There is one obvious limitation: equal weighting does not fully capture position value. A returning quarterback matters more than a returning reserve at another spot, and a veteran offensive line can reshape an offense in ways that raw snap totals do not fully measure. Even so, high retention has a strong track record of pointing toward success the following season.

Montana State sets the standard

The clearest continuity case sits in Bozeman. NCAA.com opened its way-too-early 2026 FCS top 25 with defending national champion Montana State at No. 1, and the Bobcats look built to keep pushing because so much of their most important production is back. NCAA.com specifically noted returning starting quarterback Justin Lamson, running back Adam Jones, wide receiver Taco Dowler and offensive lineman Titan Fleischmann.

That kind of core is exactly why returning production matters. A healthy quarterback, a proven run game, a reliable receiver and a veteran blocker give a team more than names on paper, they give it a structure that survives the churn of an offseason. Montana State also arrived at that preseason perch after beating Illinois State in the first-ever overtime FCS Championship Game, which only sharpened the expectation that the Bobcats should open 2026 with the same edge.

The takeaway is not just that Montana State is loaded. It is that the Bobcats are bringing back the kind of lineup continuity that tends to survive pressure, travel and playoff football. In a field where some contenders lose their identity before August, Montana State still looks like it knows exactly who it is.

South Dakota State remains in the same conversation

South Dakota State came in at No. 2 in NCAA.com’s preseason ranking, and its case is different but still rooted in continuity. The Jackrabbits were limited last season by quarterback Chase Mason’s injury, which makes the return of a healthy version of that offense especially important when projecting 2026. The ranking reflects the idea that when the quarterback piece is missing or compromised, the rest of the roster can be harder to evaluate.

That is where returning production can sharpen the picture. A team may not have the same headline returnees as Montana State, but if the most important missing piece is back, the actual ceiling can jump fast. South Dakota State remains one of the clearest examples of why raw offseason buzz should never outrun the health and experience of the roster itself.

The transfer portal changed when this conversation happens

The portal calendar has turned late January and February into prime evaluation season. HERO Sports argued in early February that the one-window January system helps analysts and staffs know much earlier which quarterbacks are returning, which is the kind of information that makes the entire offseason conversation more concrete.
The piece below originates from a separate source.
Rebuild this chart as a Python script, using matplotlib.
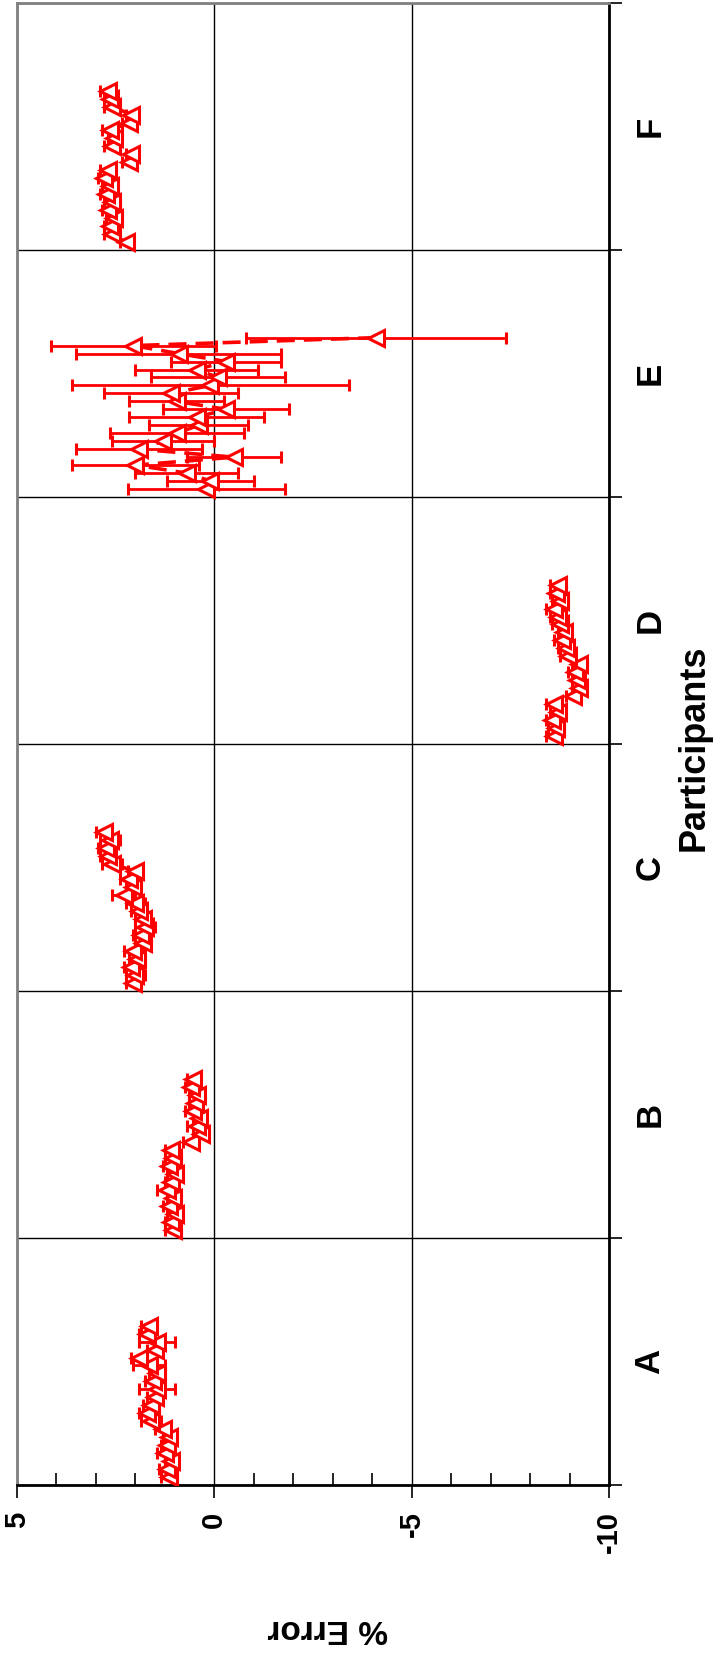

By late January, the picture is far clearer than it used to be.

That timing got even more important because SI.com’s March 25 transfer-portal roundup noted there was no spring portal window in 2026, meaning most teams had already finalized their additions. In practice, that left fewer moving parts and put even more weight on the roster that survived the winter. If a team already knows its quarterback, offensive line and defensive spine by late January, it can spend the rest of the offseason building around certainty instead of chasing it.
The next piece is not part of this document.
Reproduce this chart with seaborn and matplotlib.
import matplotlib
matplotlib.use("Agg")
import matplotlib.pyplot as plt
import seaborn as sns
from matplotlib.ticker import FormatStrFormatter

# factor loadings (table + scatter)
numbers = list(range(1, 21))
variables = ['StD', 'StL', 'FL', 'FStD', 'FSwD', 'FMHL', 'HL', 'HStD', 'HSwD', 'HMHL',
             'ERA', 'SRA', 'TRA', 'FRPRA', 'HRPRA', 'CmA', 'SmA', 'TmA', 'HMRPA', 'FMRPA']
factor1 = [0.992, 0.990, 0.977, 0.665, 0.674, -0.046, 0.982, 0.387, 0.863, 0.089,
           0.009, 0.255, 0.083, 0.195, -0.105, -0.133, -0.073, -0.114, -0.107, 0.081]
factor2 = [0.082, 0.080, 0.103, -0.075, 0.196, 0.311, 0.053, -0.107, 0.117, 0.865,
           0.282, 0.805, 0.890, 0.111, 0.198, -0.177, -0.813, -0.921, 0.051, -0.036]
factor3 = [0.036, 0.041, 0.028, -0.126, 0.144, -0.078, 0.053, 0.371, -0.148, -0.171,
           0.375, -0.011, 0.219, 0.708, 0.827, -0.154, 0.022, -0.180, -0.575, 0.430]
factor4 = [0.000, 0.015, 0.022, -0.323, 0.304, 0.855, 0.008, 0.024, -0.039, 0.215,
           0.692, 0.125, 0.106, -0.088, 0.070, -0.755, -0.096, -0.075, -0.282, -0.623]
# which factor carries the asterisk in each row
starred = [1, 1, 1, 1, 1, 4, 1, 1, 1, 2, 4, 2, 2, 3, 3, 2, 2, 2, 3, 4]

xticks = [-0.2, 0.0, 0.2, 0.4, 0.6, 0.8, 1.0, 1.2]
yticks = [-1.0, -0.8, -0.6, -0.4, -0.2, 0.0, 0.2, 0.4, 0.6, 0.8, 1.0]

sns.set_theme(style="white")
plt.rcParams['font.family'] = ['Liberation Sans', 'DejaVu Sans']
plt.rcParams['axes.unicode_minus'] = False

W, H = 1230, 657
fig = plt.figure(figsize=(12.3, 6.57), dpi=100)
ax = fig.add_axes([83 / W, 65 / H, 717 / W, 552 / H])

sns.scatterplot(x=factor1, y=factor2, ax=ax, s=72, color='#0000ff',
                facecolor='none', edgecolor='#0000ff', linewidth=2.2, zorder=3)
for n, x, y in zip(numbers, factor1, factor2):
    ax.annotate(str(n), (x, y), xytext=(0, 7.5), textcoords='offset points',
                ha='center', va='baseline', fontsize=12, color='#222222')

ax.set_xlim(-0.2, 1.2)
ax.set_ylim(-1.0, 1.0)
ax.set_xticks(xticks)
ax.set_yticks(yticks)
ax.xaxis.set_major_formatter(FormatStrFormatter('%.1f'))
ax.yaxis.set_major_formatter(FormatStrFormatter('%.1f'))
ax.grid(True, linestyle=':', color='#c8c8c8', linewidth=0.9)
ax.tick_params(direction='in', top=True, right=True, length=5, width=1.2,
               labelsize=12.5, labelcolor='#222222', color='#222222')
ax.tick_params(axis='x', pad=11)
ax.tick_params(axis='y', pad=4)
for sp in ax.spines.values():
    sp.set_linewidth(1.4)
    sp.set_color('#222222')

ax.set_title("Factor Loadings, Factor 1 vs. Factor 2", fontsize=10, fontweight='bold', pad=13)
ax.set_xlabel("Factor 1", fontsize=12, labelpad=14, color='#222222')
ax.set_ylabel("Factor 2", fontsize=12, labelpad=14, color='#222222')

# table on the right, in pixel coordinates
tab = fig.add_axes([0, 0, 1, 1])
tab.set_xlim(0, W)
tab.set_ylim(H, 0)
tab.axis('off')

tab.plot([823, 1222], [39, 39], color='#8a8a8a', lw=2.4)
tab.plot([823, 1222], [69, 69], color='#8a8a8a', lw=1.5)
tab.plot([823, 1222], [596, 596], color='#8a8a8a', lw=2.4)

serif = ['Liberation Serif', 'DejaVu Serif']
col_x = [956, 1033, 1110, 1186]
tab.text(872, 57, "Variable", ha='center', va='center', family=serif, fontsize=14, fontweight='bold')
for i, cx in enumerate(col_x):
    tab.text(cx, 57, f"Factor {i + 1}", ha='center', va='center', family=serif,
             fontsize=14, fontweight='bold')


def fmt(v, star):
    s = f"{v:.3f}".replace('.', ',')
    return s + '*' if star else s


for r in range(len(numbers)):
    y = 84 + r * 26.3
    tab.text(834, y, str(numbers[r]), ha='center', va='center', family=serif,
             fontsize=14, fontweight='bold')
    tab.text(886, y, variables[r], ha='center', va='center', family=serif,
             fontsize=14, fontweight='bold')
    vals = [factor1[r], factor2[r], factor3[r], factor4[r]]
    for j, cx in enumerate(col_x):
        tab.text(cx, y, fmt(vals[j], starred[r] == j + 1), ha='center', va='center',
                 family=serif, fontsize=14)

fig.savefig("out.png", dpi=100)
What to read into the numbers, and what not to

The strongest 2026 playoff contenders are not being judged only by star power. They are being judged by how much of their 2025 core remains intact after graduation, injuries and portal movement, because retention is now a competitive edge in its own right. The teams most likely to stay dangerous are the ones with a healthy returning quarterback, a veteran offensive line and enough experience on defense to avoid starting from scratch.

That is why the returning-production conversation matters more than a simple list of percentages. It shows which playoff teams are built to hold together and which ones may need to prove too much too soon. In a season defined by roster churn, the teams that kept their core are the ones most likely to keep their place at the top.